Acrophobia, for you sane, well-adjusted types, is a fear of heights. A deep, abiding, knee-knocking, mortal aversion to altitudes above sea level. So what could possess me to scamper out onto my balcony, 110 feet straight up (assuming a mean height of ten feet per floor)?
Just one thing I can think of: a soft, warm summer night. There is nothing sweeter in this lifetime — and quite possibly the next. I stood there, still as a statue, in a breeze as lovely as a caress. It was practically a religious experience, being so close to heaven and the angels and all. The lights of the city twinkled below, the stars glittered above, and moonlight dappled the world. Calamity didn’t exist, fear didn’t loom; I wanted for nothing. It was a rare moment of unexpected bliss.

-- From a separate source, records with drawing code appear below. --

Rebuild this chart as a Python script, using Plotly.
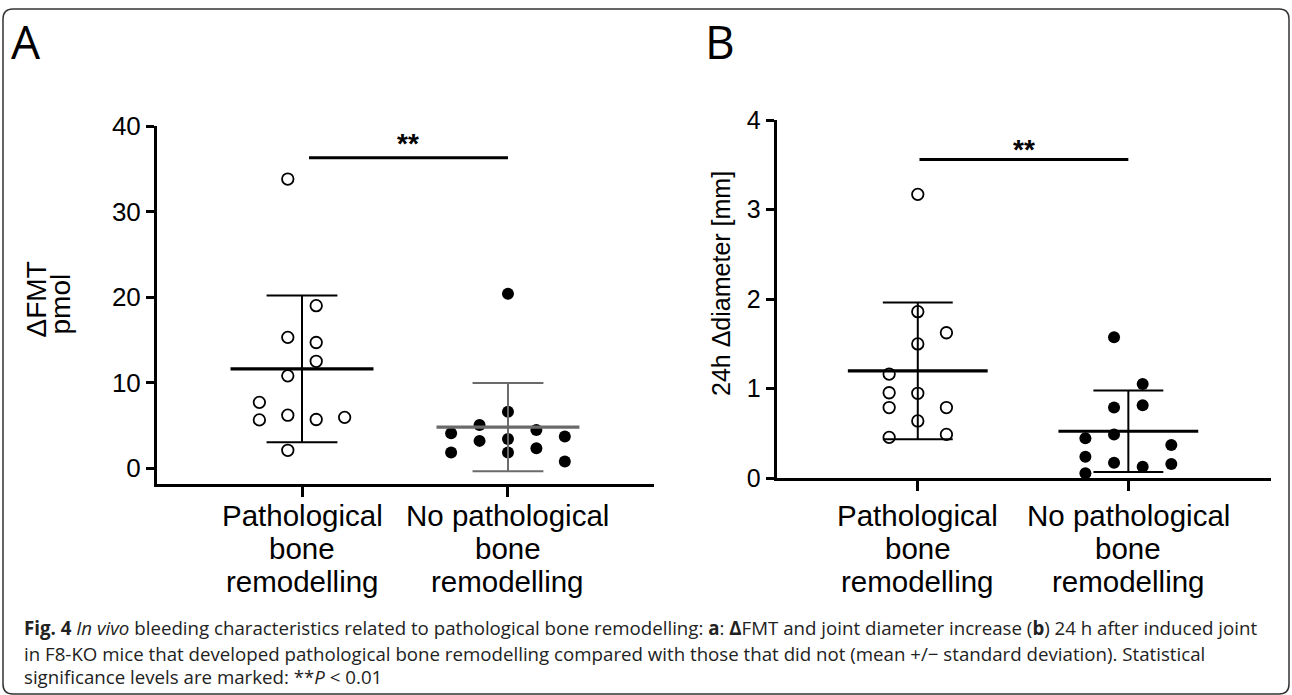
import numpy as np
import plotly.graph_objects as go

W, H = 1292, 695

# ---------------- data ----------------
cat_lines = [["Pathological", "bone", "remodelling"],
             ["No pathological", "bone", "remodelling"]]
yticks_a = [0, 10, 20, 30, 40]
yticks_b = [0, 1, 2, 3, 4]

fmt_patho = [33.8, 19.0, 15.3, 14.7, 12.5, 10.8, 7.7, 5.65, 6.2, 5.7, 5.95, 2.1]
fmt_nopatho = [20.4, 6.6, 5.06, 4.1, 4.48, 3.2, 3.43, 3.7, 1.83, 1.83, 2.34, 0.78]
diam_patho = [3.17, 1.86, 1.625, 1.50, 1.164, 0.955, 0.949, 0.79, 0.79, 0.64, 0.457, 0.49]
diam_nopatho = [1.574, 1.052, 0.79, 0.815, 0.446, 0.49, 0.372, 0.241, 0.174, 0.13, 0.16, 0.056]

# swarm slots (layout of the dot columns)
slots_a1 = [-0.5, 0.5, -0.5, 0.5, 0.5, -0.5, -1.5, -1.5, -0.5, 0.5, 1.5, -0.5]
slots_a2 = [0, 0, -1, -2, 1, -1, 0, 2, -2, 0, 1, 2]
slots_b1 = [0, 0, 1, 0, -1, -1, 0, -1, 1, 0, -1, 1]
slots_b2 = [-0.5, 0.5, -0.5, 0.5, -1.5, -0.5, 1.5, -1.5, -0.5, 0.5, 1.5, -1.5]

sig_a = {"x": [0.034, 1.0], "y": 36.3, "label_y": 38.0}
sig_b = {"x": [0.008, 1.0], "y": 3.56, "label_y": 3.675}

FONT = "Liberation Sans, Arial, sans-serif"
CAP_FONT = "Open Sans, sans-serif"


def px(x):
    return x / W


def py(y):
    return 1 - y / H


fig = go.Figure()


def add_group(xa, ya, cx, vals, slots, spacing, filled, linecolor, mean_hw, cap_hw):
    xs = [cx + s * spacing for s in slots]
    fig.add_trace(go.Scatter(
        x=xs, y=vals, mode="markers", xaxis=xa, yaxis=ya,
        marker=dict(size=12 if filled else 11.5, symbol="circle",
                    color="black" if filled else "white",
                    line=dict(color="black", width=0 if filled else 1.8)),
        showlegend=False, hoverinfo="skip"))
    m = float(np.mean(vals))
    s = float(np.std(vals, ddof=1))
    # SD bar + caps
    fig.add_trace(go.Scatter(
        x=[cx, cx, None, cx - cap_hw, cx + cap_hw, None, cx - cap_hw, cx + cap_hw],
        y=[m - s, m + s, None, m + s, m + s, None, m - s, m - s],
        mode="lines", xaxis=xa, yaxis=ya,
        line=dict(color=linecolor, width=2), showlegend=False, hoverinfo="skip"))
    # mean
    fig.add_trace(go.Scatter(
        x=[cx - mean_hw, cx + mean_hw], y=[m, m], mode="lines", xaxis=xa, yaxis=ya,
        line=dict(color=linecolor, width=3.2), showlegend=False, hoverinfo="skip"))


add_group("x", "y", 0, fmt_patho, slots_a1, 0.138, False, "black", 0.347, 0.172)
add_group("x", "y", 1, fmt_nopatho, slots_a2, 0.138, True, "#6a6a6a", 0.347, 0.172)
add_group("x2", "y2", 0, diam_patho, slots_b1, 0.136, False, "black", 0.332, 0.166)
add_group("x2", "y2", 1, diam_nopatho, slots_b2, 0.136, True, "black", 0.332, 0.166)

# significance bars
for xa, ya, sig in (("x", "y", sig_a), ("x2", "y2", sig_b)):
    fig.add_trace(go.Scatter(
        x=sig["x"], y=[sig["y"], sig["y"]], mode="lines", xaxis=xa, yaxis=ya,
        line=dict(color="black", width=3), showlegend=False, hoverinfo="skip"))

annotations = []
for xref, yref, sig in (("x", "y", sig_a), ("x2", "y2", sig_b)):
    annotations.append(dict(
        x=0.5 * (sig["x"][0] + sig["x"][1]), y=sig["label_y"], xref=xref, yref=yref,
        text="<b>**</b>", showarrow=False, font=dict(family=FONT, size=28, color="black"),
        xanchor="center", yanchor="middle"))

# category labels (one annotation per line)
line_y = [515, 548, 581]
for xref in ("x", "x2"):
    for ci, lines in enumerate(cat_lines):
        for li, t in enumerate(lines):
            annotations.append(dict(
                x=ci, y=py(line_y[li]), xref=xref, yref="paper", text=t, showarrow=False,
                font=dict(family=FONT, size=29.5, color="black"),
                xanchor="center", yanchor="middle"))

# y-axis titles
annotations.append(dict(x=px(35.5), y=py(300), xref="paper", yref="paper", text="ΔFMT",
                        textangle=-90, showarrow=False, xanchor="center", yanchor="middle",
                        font=dict(family=FONT, size=28, color="black")))
annotations.append(dict(x=px(59.5), y=py(304), xref="paper", yref="paper", text="pmol",
                        textangle=-90, showarrow=False, xanchor="center", yanchor="middle",
                        font=dict(family=FONT, size=28, color="black")))
annotations.append(dict(x=px(721), y=py(284), xref="paper", yref="paper",
                        text="24h Δdiameter [mm]", textangle=-90, showarrow=False,
                        xanchor="center", yanchor="middle",
                        font=dict(family=FONT, size=25, color="black")))

# panel letters
for letter, cx in (("A", 26), ("B", 720)):
    annotations.append(dict(x=px(cx), y=py(41), xref="paper", yref="paper", text=letter,
                            showarrow=False, xanchor="center", yanchor="middle",
                            font=dict(family=CAP_FONT, size=46, color="black")))

# caption
caption = [
    "<b>Fig. 4</b> <i>In vivo</i> bleeding characteristics related to pathological bone remodelling: "
    "<b>a</b>: <b>Δ</b>FMT and joint diameter increase (<b>b</b>) 24 h after induced joint",
    "in F8-KO mice that developed pathological bone remodelling compared with those that did not "
    "(mean +/− standard deviation). Statistical",
    "significance levels are marked: **<i>P</i> &lt; 0.01",
]
for t, yy in zip(caption, [627, 653, 676]):
    annotations.append(dict(x=px(22), y=py(yy), xref="paper", yref="paper", text=t,
                            showarrow=False, xanchor="left", yanchor="middle",
                            font=dict(family=CAP_FONT, size=18.7, color="#222222")))

# rounded border
x0, x1, y0, y1, r = 3, 1289, 9, 694, 10
pts = [
    ("M", x0, y1 - r), ("L", x0, y0 + r), ("Q", x0, y0, x0 + r, y0), ("L", x1 - r, y0),
    ("Q", x1, y0, x1, y0 + r), ("L", x1, y1 - r), ("Q", x1, y1, x1 - r, y1),
    ("L", x0 + r, y1), ("Q", x0, y1, x0, y1 - r),
]
path = ""
for p in pts:
    cmd = p[0]
    coords = p[1:]
    parts = []
    for i in range(0, len(coords), 2):
        parts.append(f"{px(coords[i]):.5f},{py(coords[i + 1]):.5f}")
    path += cmd + " " + " ".join(parts) + " "
path += "Z"

axis_common = dict(showline=True, linewidth=3, linecolor="black", ticks="outside",
                   tickwidth=3, tickcolor="black", showgrid=False, zeroline=False,
                   mirror=False, automargin=False)

fig.update_layout(
    width=W, height=H, margin=dict(l=0, r=0, t=0, b=0, pad=0, autoexpand=False),
    paper_bgcolor="white", plot_bgcolor="white", showlegend=False,
    annotations=annotations,
    shapes=[dict(type="path", path=path, xref="paper", yref="paper",
                 line=dict(color="#333333", width=1.5), fillcolor="rgba(0,0,0,0)")],
    xaxis=dict(domain=[px(157), px(654)], range=[-0.704, 1.709], tickvals=[0, 1],
               showticklabels=False, ticklen=10, anchor="y", **axis_common),
    yaxis=dict(domain=[py(484), py(126)], range=[-1.84, 40], tickvals=yticks_a,
               ticklen=8, anchor="x", tickfont=dict(family=FONT, size=26, color="black"),
               **axis_common),
    xaxis2=dict(domain=[px(776.7), px(1270.7)], range=[-0.67, 1.676], tickvals=[0, 1],
                showticklabels=False, ticklen=10, anchor="y2", **axis_common),
    yaxis2=dict(domain=[py(478.3), py(120)], range=[0, 4], tickvals=yticks_b,
                ticklen=8, anchor="x2", tickfont=dict(family=FONT, size=25, color="black"),
                **axis_common),
)

fig.write_html("out.html")
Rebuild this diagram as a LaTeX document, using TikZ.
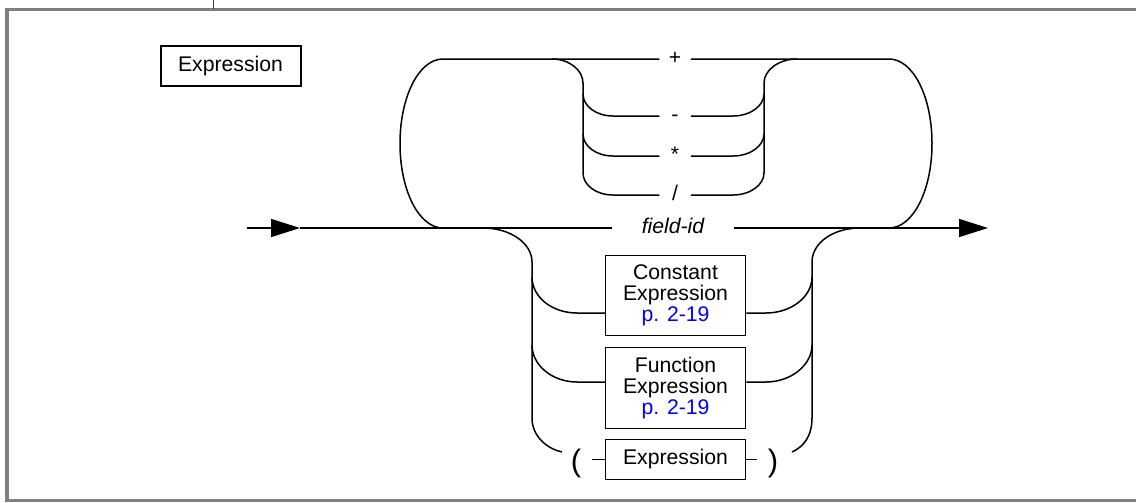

And I tumbled tail over teakettle into perfect contentment; a cocoon of happy.
Life gets to be a grim, hard slog sometimes — it involves a lot of wandering in the dark, a lot of wrong turns and steep plunges and dark tunnels — but, oh, look where we are. We’re in a world of snapdragons and honeysuckle and starlit evenings, loveliness is all around us. Summer is here, boys and girls, right outside the door.
Now, although I’m not sure what the maximum capacity is on my little balcony, the bolts look plenty secure. There’s room for you, too. Immediate seating is available.